WASHINGTON — Construction of homes, schools, offices and shopping centers would be subject to more stringent guidelines for earthquake resistance if new federal safeguards are incorporated into local building codes, government officials said here last week.
The guidelines, drawn by the Federal Emergency Management Agency, mark the first time that a national code for seismic building construction has been formulated, agency spokesman Gary Johnson said. They are scheduled for widespread distribution in June as potential patterns for updating local building codes.
If adopted by local governing bodies as amendments to the existing Uniform Building Code, the proposals would raise the minimum acceptable limits of earthquake force that new structures would be required to withstand and improve acceptable design and construction techniques at an estimated increase of about 2% in building costs.
Meanwhile, recent geologic changes along California's fault lines have prompted the 14-member National Earthquake Prediction Evaluation Council to conclude that "gathering additional critical data is of very high priority."
In a summary of recommendations to be sent to the U.S. Geological Survey in June, the council will propose a series of steps to enhance data collection. They include increasing the number of seismic instruments along fault lines and spacing them closer together; measuring and dating soils, and digging "fault trenches" to identify and measure newly discovered faults.
"They (scientists) have noticed changes and are trying to look at what these changes might mean. There is a seismic network in place, but it could be improved by making the network a little bit denser," said Clem Shearer, of the U.S. Geological Survey.
Geologic instruments placed along fault zones have recently registered slow motions of the earth known as "slip" and "tilt," and scientists are predicting that a major earthquake will occur in California within the next 30 years, Shearer said.
"The consensus of the council is that there is a significant threat to the highly populated areas of the San Francisco Bay Area from smaller earthquakes," Shearer said.
Richard Krimm of the Federal Emergency Management Agency cites "irresponsible building practices" that put more than 6,000 structures situated along San Francisco Bay at "significant risk" from even small temblors.
Many of the structures, built before 1973 atop sandy soil, are expected to absorb the most intense earthquake shock waves. The soils are similar to those found in areas that sustained the worst damage in Mexico City's devastating earthquake in September.
Sections of the existing Uniform Building Code that provide regulations for seismic safety are currently undergoing a major revision by the International Conference of Building Officials and may incorporate many of the federal provisions or similar proposals submitted by a group of California engineers.
While differing in approach to building design, the two proposals would result in the same degree of building protection at about the same cost, according to the building officials group.

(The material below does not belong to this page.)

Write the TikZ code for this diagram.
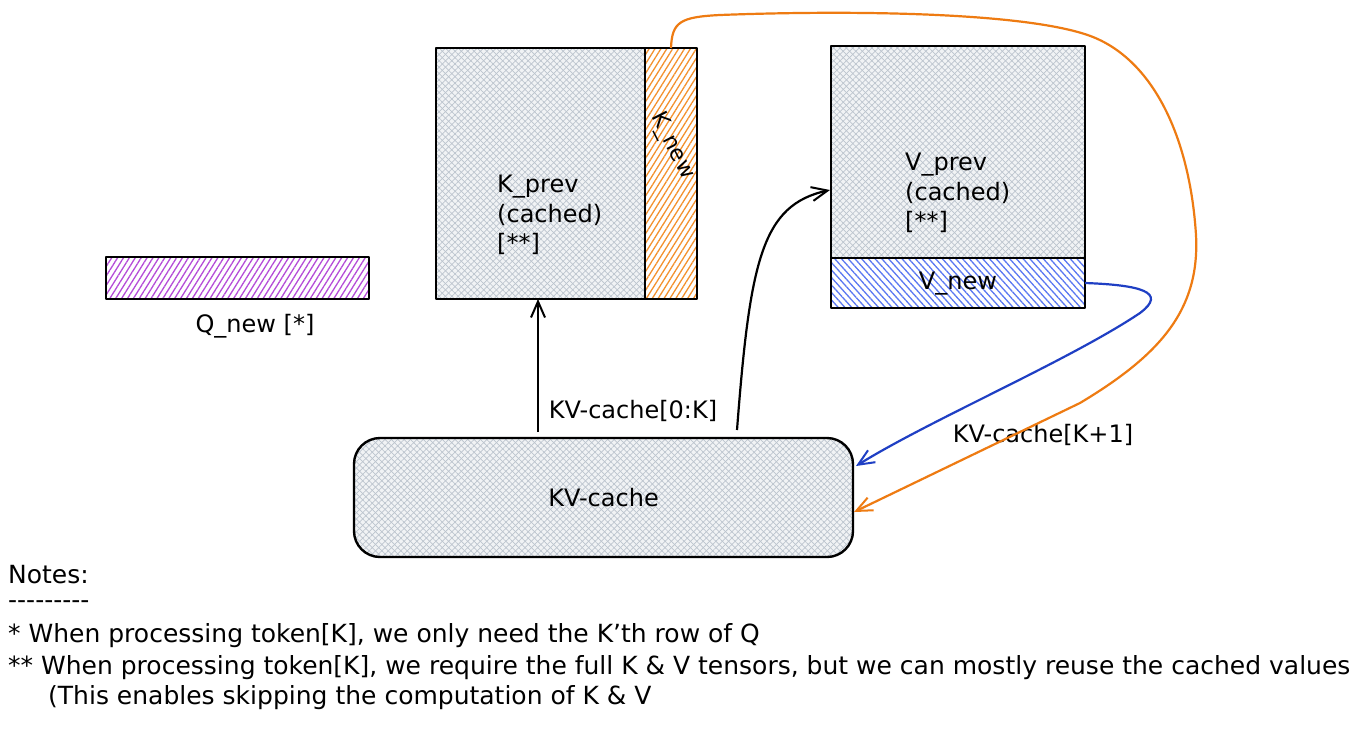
\documentclass[tikz,border=0pt]{standalone}
\usepackage{fontspec}
\setmainfont{DejaVu Sans}
\usetikzlibrary{patterns.meta,arrows.meta}
\definecolor{hgray}{HTML}{BCC4CE}
\definecolor{bgray}{HTML}{F1F3F5}
\definecolor{orng}{HTML}{EE7B12}
\definecolor{horng}{HTML}{F3912E}
\definecolor{blu}{HTML}{1F3FC4}
\definecolor{hblue}{HTML}{5B78F2}
\definecolor{purp}{HTML}{B54CD8}
\newcommand\hy{\mbox{-}}
\begin{document}
\begin{tikzpicture}[x=1pt,y=-1pt,
  every node/.style={font=\fontsize{24}{29.5}\selectfont, inner sep=0pt},
  boxn/.style={inner sep=0pt, outer sep=0pt},
  boxline/.style={draw=black, line width=2.4pt, line join=round},
  xhatch/.style={preaction={fill=bgray},
    preaction={pattern={Lines[angle=45,distance=4.5pt,line width=0.7pt]},pattern color=hgray},
    preaction={pattern={Lines[angle=-45,distance=4.5pt,line width=0.7pt]},pattern color=hgray}},
  ohatch/.style={preaction={pattern={Lines[angle=58,distance=5pt,line width=1.3pt]},pattern color=horng}},
  bhatch/.style={preaction={pattern={Lines[angle=-48,distance=5pt,line width=1.3pt]},pattern color=hblue}},
  phatch/.style={preaction={pattern={Lines[angle=58,distance=5pt,line width=1.3pt]},pattern color=purp}},
  arr/.style={line width=2.2pt, -{Straight Barb[length=16pt,width=14pt,line width=2pt]}},
  lbl/.style={anchor=west, align=left},
  note/.style={anchor=west, font=\fontsize{25}{30}\selectfont}]
\useasboundingbox[fill=white] (0,0) rectangle (1358,729);

% box nodes
\node[boxn, minimum width=263pt, minimum height=42pt] (qnew) at (237.5,278) {};
\node[boxn, minimum width=209pt, minimum height=251pt] (kprev) at (540.5,173.5) {};
\node[boxn, minimum width=52pt, minimum height=251pt] (knew) at (671,173.5) {};
\node[boxn, minimum width=254pt, minimum height=212pt] (vprev) at (958,152) {};
\node[boxn, minimum width=254pt, minimum height=50pt] (vnew) at (958,283) {};
\node[boxn, minimum width=499pt, minimum height=119pt] (kv) at (603.5,497.5) {};

% fills
\path[phatch] (qnew.north west) rectangle (qnew.south east);
\path[xhatch] (kprev.north west) rectangle (kprev.south east);
\path[ohatch] (knew.north west) rectangle (knew.south east);
\path[xhatch] (vprev.north west) rectangle (vprev.south east);
\path[bhatch] (vnew.north west) rectangle (vnew.south east);
\path[xhatch, rounded corners=26pt] (kv.north west) rectangle (kv.south east);

% borders
\draw[boxline] (qnew.north west) rectangle (qnew.south east);
\draw[boxline] (kprev.north west) rectangle (kprev.south east);
\draw[boxline] (knew.north west) rectangle (knew.south east);
\draw[boxline] (vprev.north west) rectangle (vprev.south east);
\draw[boxline] (vnew.north west) rectangle (vnew.south east);
\draw[boxline, rounded corners=26pt] (kv.north west) rectangle (kv.south east);

% labels
\node (qlbl) at (255,326) {Q\_new [*]};
\node[lbl] (kprevlbl) at (497,215) {K\_prev\\(cached)\\\relax[**]};
\node[lbl] (vprevlbl) at (905,193) {V\_prev\\(cached)\\\relax[**]};
\node (vnewlbl) at (958,284) {V\_new};
\node[rotate=-63, font=\fontsize{22}{26}\selectfont] (knewlbl) at (672,146) {K\_new};
\node (kvlbl) at (kv.center) {KV-cache};
\node (l1) at (633,411) {KV-cache[0:K]};
\node (l2) at (1043,435) {KV-cache[K+1]};

% notes
\node[note] (n0) at (8,575) {Notes:};
\node[note] (n1) at (8,605) {\hy\hy\hy\hy\hy\hy\hy\hy\hy};
\node[note] (n2) at (8,636) {* When processing token[K], we only need the K'th row of Q};
\node[note] (n3) at (8,668) {** When processing token[K], we require the full K \& V tensors, but we can mostly reuse the cached values};
\node[note] (n4) at (48,698) {(This enables skipping the computation of K \& V};

% connectors
\coordinate (s1) at (538,432);
\draw[arr] (s1) -- (s1 |- kprev.south);
\coordinate (s2) at (737,430);
\coordinate (e2) at (830,190);
\draw[arr] (s2) .. controls (750,260) and (762,205) .. (e2);
\coordinate (e3) at (856,466);
\draw[arr, draw=blu] (vnew.east) .. controls (1140,285) and (1168,292) .. (1140,313)
  .. controls (1070,360) and (930,420) .. (e3);
\coordinate (e4) at (854,512);
\draw[arr, draw=orng] (knew.north) .. controls (672,22) and (680,17) .. (720,15)
  .. controls (850,10) and (1030,12) .. (1093,37)
  .. controls (1155,62) and (1190,140) .. (1196,235)
  .. controls (1200,310) and (1160,355) .. (1080,403) -- (e4);
\end{tikzpicture}
\end{document}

Expected to be completed by 1988, changes in the existing code will affect only new construction and will require buildings to be "flexing, bending, and non-brittle so that they will be able to go through several cycles of bending without collapse," if approved by local jurisdictions, said Richard Eisner of the Bay Area Regional Earthquake Preparedness Project.
"If the federal guidelines are implemented as part of the new Uniform Building Code, it will result in a significant upgrading in the quality of new construction along the bay," Eisner said.
"The real problem we have is that development decisions are often economic and political. The problem we need to address is not only getting the codes revised, but making sure the decision-makers know that the risks exist," he said.
The Whittier-based International Conference of Building Officials is also developing a nationwide code for retrofitting existing buildings that are earthquake-prone. Approval by local government officials would be required to make the code mandatory.
Focus of Code
Much of the code will focus on structures with unreinforced masonry that were built before 1934. More than 8,000 such buildings exist in Los Angeles and retrofitting to make them earthquake resistant will cost between $5 and $10 a square foot, according to the building officials.
The present code, formally titled the "Uniform Code for Building Conservation," would require an analysis of each individual structure to determine the extent of retrofitting and could be in place by 1987 for use in the West and Midwest, officials said.
While earthquakes in the United States occur most frequently west of the Rocky Mountains, more than 70 million people in 44 states are at risk from moderate to severe episodes, experts say.